Testifying Before a Workers’ Compensation Judge

In most cases, a workers’ compensation claimant will have the opportunity to testify before a workers’ compensation judge. Naturally, your lawyer will be present and the employer’s attorney will also be there, with the judge presiding over the hearing. Also present will be a court reporter, who transcribes all testimony taken. The hearings are a little less formal than normal court proceedings. You should, however, dress with respect for the Court. When you testify, you will be given an oath to tell the truth and you therefore are expected to testify honestly. There are serious criminal penalties for committing perjury.
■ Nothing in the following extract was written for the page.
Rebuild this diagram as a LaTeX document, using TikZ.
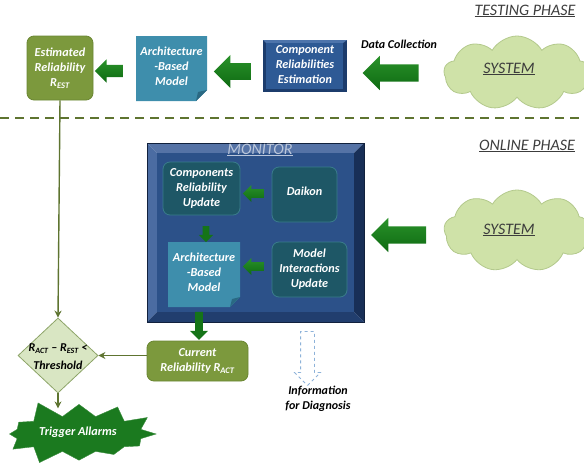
\documentclass[tikz,border=0pt]{standalone}
\usepackage{fontspec}
\setmainfont{Carlito}
\usetikzlibrary{shapes.geometric,shapes.symbols,shapes.arrows,calc,arrows.meta}
\definecolor{olivef}{HTML}{7C993D}
\definecolor{oliveb}{HTML}{6A8632}
\definecolor{olivel}{HTML}{5E7430}
\definecolor{tealf}{HTML}{3E8EAC}
\definecolor{tealfold}{HTML}{2A6983}
\definecolor{navyf}{HTML}{2E5A95}
\definecolor{navyd}{HTML}{1C3C6C}
\definecolor{navyl}{HTML}{4D74AB}
\definecolor{monf}{HTML}{2C5189}
\definecolor{montop}{HTML}{5573A6}
\definecolor{monleft}{HTML}{4B6CA2}
\definecolor{monright}{HTML}{182F57}
\definecolor{monbot}{HTML}{213E6E}
\definecolor{dtealf}{HTML}{1E5766}
\definecolor{dtealb}{HTML}{3A7C8C}
\definecolor{cloudf}{HTML}{CFE2A8}
\definecolor{cloudb}{HTML}{B3C98C}
\definecolor{garrowt}{HTML}{2A922A}
\definecolor{garrowb}{HTML}{0E6A12}
\definecolor{diaf}{HTML}{D9E6C3}
\definecolor{diab}{HTML}{8DA468}
\definecolor{starf}{HTML}{1B7A1F}
\definecolor{phase}{HTML}{3C3C3C}
\definecolor{infoarrow}{HTML}{8DB2D9}
\begin{document}
\begin{tikzpicture}[x=1pt,y=-1pt,
  wtxt/.style={font=\fontsize{12.2}{15}\selectfont\bfseries\itshape, align=center, text=white},
  btxt/.style={font=\fontsize{12}{15.5}\selectfont\bfseries\itshape, align=center, text=black},
  phasetxt/.style={font=\fontsize{16}{18}\selectfont\itshape, text=phase},
  olivebox/.style={rounded corners=7pt, fill=olivef, draw=oliveb, line width=0.8pt},
  dtealbox/.style={rounded corners=7pt, fill=dtealf, draw=dtealb, line width=0.8pt},
  blk/.style args={#1/#2/#3}{single arrow, draw=none, top color=garrowt, bottom color=garrowb,
    inner xsep=0pt, inner ysep=#3*#2/2, single arrow head extend=(1-#3)*#2/2,
    minimum height=#1, minimum width=0pt, outer sep=0pt, shape border rotate=180},
  blkv/.style args={#1/#2/#3}{single arrow, draw=none, fill=garrowb!75!garrowt,
    inner xsep=0pt, inner ysep=#3*#2/2, single arrow head extend=(1-#3)*#2/2,
    minimum height=#1, minimum width=0pt, outer sep=0pt, rotate=-90},
  conn/.style={draw=olivel, line width=1.4pt, -{Stealth[length=7pt,width=7pt]}},
  cloudshape/.style={cloud, cloud puffs=9, cloud puff arc=120, aspect=2, fill=cloudf, draw=cloudb, line width=0.8pt},
]
\useasboundingbox (0,0) rectangle (584,466);

% ---------- TESTING PHASE ----------
\node[phasetxt] (tp) at (525,11) {\underline{TESTING PHASE}};

\node[olivebox, minimum width=66pt, minimum height=64pt] (est) at (60,68) {};
\node[wtxt] (estt) at (est) {Estimated\\Reliability\\R\textsubscript{EST}};

% folded teal box 1
\fill[tealf] (136,36) -- (207,36) -- (207,90) -- (196,101) -- (136,101) -- cycle;
\fill[tealfold] (207,90) -- (196,101) -- (198,92) -- cycle;
\node[wtxt, minimum width=71pt, minimum height=65pt] (abm1) at (171.5,66) {Architecture\\-Based\\Model};

% component reliabilities estimation (bevelled)
\fill[navyd] (263,40) -- (347,40) -- (347,92) -- (263,92) -- cycle;
\fill[navyl] (263,40) -- (347,40) -- (343,43) -- (266,43) -- cycle;
\fill[navyf] (266,43) rectangle (343,89);
\node[wtxt, minimum width=84pt, minimum height=52pt] (cre) at (305,65) {Component\\Reliabilities\\Estimation};

\node[btxt] (dc) at (399,44) {Data Collection};

\node[cloudshape, minimum width=146pt, minimum height=74pt] (sys1) at (517,73) {};
\node[phasetxt] (sys1t) at (509,69) {\underline{SYSTEM}};

\node[blk=56pt/34pt/0.5] (a3) at (395,73) {};
\node[blk=37pt/33pt/0.5] (a2) at (236.5,71.5) {};
\node[blk=28pt/23pt/0.52] (a1) at (112,71) {};

% dashed separator
\coordinate (dl) at (0,118);
\coordinate (dr) at (584,118);
\draw[draw=olivel, line width=2.4pt, dash pattern=on 9pt off 6pt] (dl) -- (dr);

% ---------- ONLINE PHASE ----------
\node[phasetxt] (op) at (527,146) {\underline{ONLINE PHASE}};

% monitor with bevel
\fill[montop] (147,143) -- (364,143) -- (354,153) -- (157,153) -- cycle;
\fill[monleft] (147,143) -- (157,153) -- (157,312) -- (147,322) -- cycle;
\fill[monright] (364,143) -- (364,322) -- (354,312) -- (354,153) -- cycle;
\fill[monbot] (147,322) -- (157,312) -- (354,312) -- (364,322) -- cycle;
\fill[monf] (157,153) rectangle (354,312);
\draw[draw=monright!70!black, line width=0.6pt] (147,143) rectangle (364,322);
\node[minimum width=217pt, minimum height=179pt] (mon) at (255.5,232.5) {};
\node[font=\fontsize{16}{18}\selectfont\itshape, text=montop!40!white] (mont) at (260,150) {\underline{MONITOR}};

\node[dtealbox, minimum width=77pt, minimum height=53pt] (cru) at (201.5,188.5) {};
\node[wtxt] (crut) at (cru) {Components\\Reliability\\Update};
\node[dtealbox, minimum width=65pt, minimum height=55pt] (dai) at (304.5,194.5) {};
\node[wtxt] (dait) at ([yshift=3pt]dai.center) {Daikon};
\node[dtealbox, minimum width=75pt, minimum height=55pt] (miu) at (309.5,269.5) {};
\node[wtxt] (miut) at (miu) {Model\\Interactions\\Update};

\fill[tealf] (168,242) -- (240,242) -- (240,297) -- (230,307) -- (168,307) -- cycle;
\fill[tealfold] (240,297) -- (230,307) -- (232,299) -- cycle;
\node[wtxt, minimum width=72pt, minimum height=65pt] (abm2) at (204,272) {Architecture\\-Based\\Model};

\node[blk=21pt/17pt/0.5] (a4) at (255.5,193.5) {};
\node[blk=21pt/17pt/0.5] (a5) at (255.5,266.5) {};
\node[blkv=16pt/14pt/0.45] (a6) at (206,232.5) {};
\node[blkv=28pt/18pt/0.42] (a7) at (199,324) {};

\node[cloudshape, minimum width=146pt, minimum height=82pt] (sys2) at (517,231) {};
\node[phasetxt] (sys2t) at (509,230) {\underline{SYSTEM}};
\node[blk=55pt/34pt/0.5] (a8) at (403,235) {};

% lower part
\node[olivebox, minimum width=101pt, minimum height=40pt] (cur) at (197.5,361) {};
\node[wtxt] (curt) at (cur) {Current\\Reliability R\textsubscript{ACT}};

\node[diamond, fill=diaf, draw=diab, line width=0.8pt, minimum width=80pt, minimum height=75pt, inner sep=0pt] (dia) at (58,355.5) {};
\node[btxt, font=\fontsize{12}{18}\selectfont\bfseries\itshape] (diat) at (58,357) {R\textsubscript{ACT} -- R\textsubscript{EST} <\\Threshold};

\node[starburst, starburst points=12, starburst point height=19pt, random starburst=5, fill=starf, draw=starf!85!white,
      minimum width=166pt, minimum height=74pt, inner sep=0pt] (star) at (79,434) {};
\node[wtxt] (start) at (78,432) {Trigger Allarms};

\draw[conn] (est.south) -- (dia.north);
\draw[conn] (cur.west |- dia.east) -- (dia.east);
\draw[conn, shorten >=2pt] (dia.south) -- ($(dia.south)+(0,17)$);

\node[single arrow, rotate=-90, draw=infoarrow, dashed, fill=white, line width=0.8pt,
      inner xsep=0pt, inner ysep=6.5pt, single arrow head extend=6pt, minimum height=54pt, minimum width=0pt] (info) at (307.5,355) {};
\node[btxt] (infot) at (318,399) {Information\\for Diagnosis};
\end{tikzpicture}
\end{document}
Likewise, there are serious criminal penalties for fraud.
After you testify on direct examination, the attorney for your employer has the right to ask you questions concerning all of the facts in your case. It is therefore highly recommended that you make an appointment with your lawyer prior to the first hearing to prepare for that hearing.

Here are several things to remember when you testify:

1. If you are able, stand when the Judge enters
If you are in the room when the Judge enters, stand as a show of respect. You may be seated after she sits.

2. Listen to the question
No matter who’s asking the questions, make sure you understand the question you are about to answer. If you don’t understand, ask the questioner to rephrase.

3. Then answer the question
First and foremost, you are in court to tell your story. Tell the truth; you have nothing to hide. You must verbalize your answer. Nodding or saying “uh-huh” are not answers. Likewise, pointing to your injured knee cannot be transcribed by the court reportrer, so you must use your words to explain where you were injured or where it hurts. Keep your hands on your lap. Look at the Judge when you answer; he is the final finder of who to believe.

4. Don’t volunteer information
Stick to a succinct answer to the question. Don’t ramble. Also, don’t play into the agenda of a questioner who sits there silently as if to suggest you haven’t fully answered a question. Once. you’ve answered, stop talking.

5. Avoid hearsay
Hearsay is an effort by a witness to prove something by using someone else’s words. As an example, it’s inadmissible hearsay for an injured worker to testify that, “My doctor said my herniated disk at L4-5 was caused by my lifting at work.” Let the doctor tell that to the Judge.

6. Wait for the Judge to rule on objections
If a lawyer voices an objection, wait until the Judge permits you to continue speaking.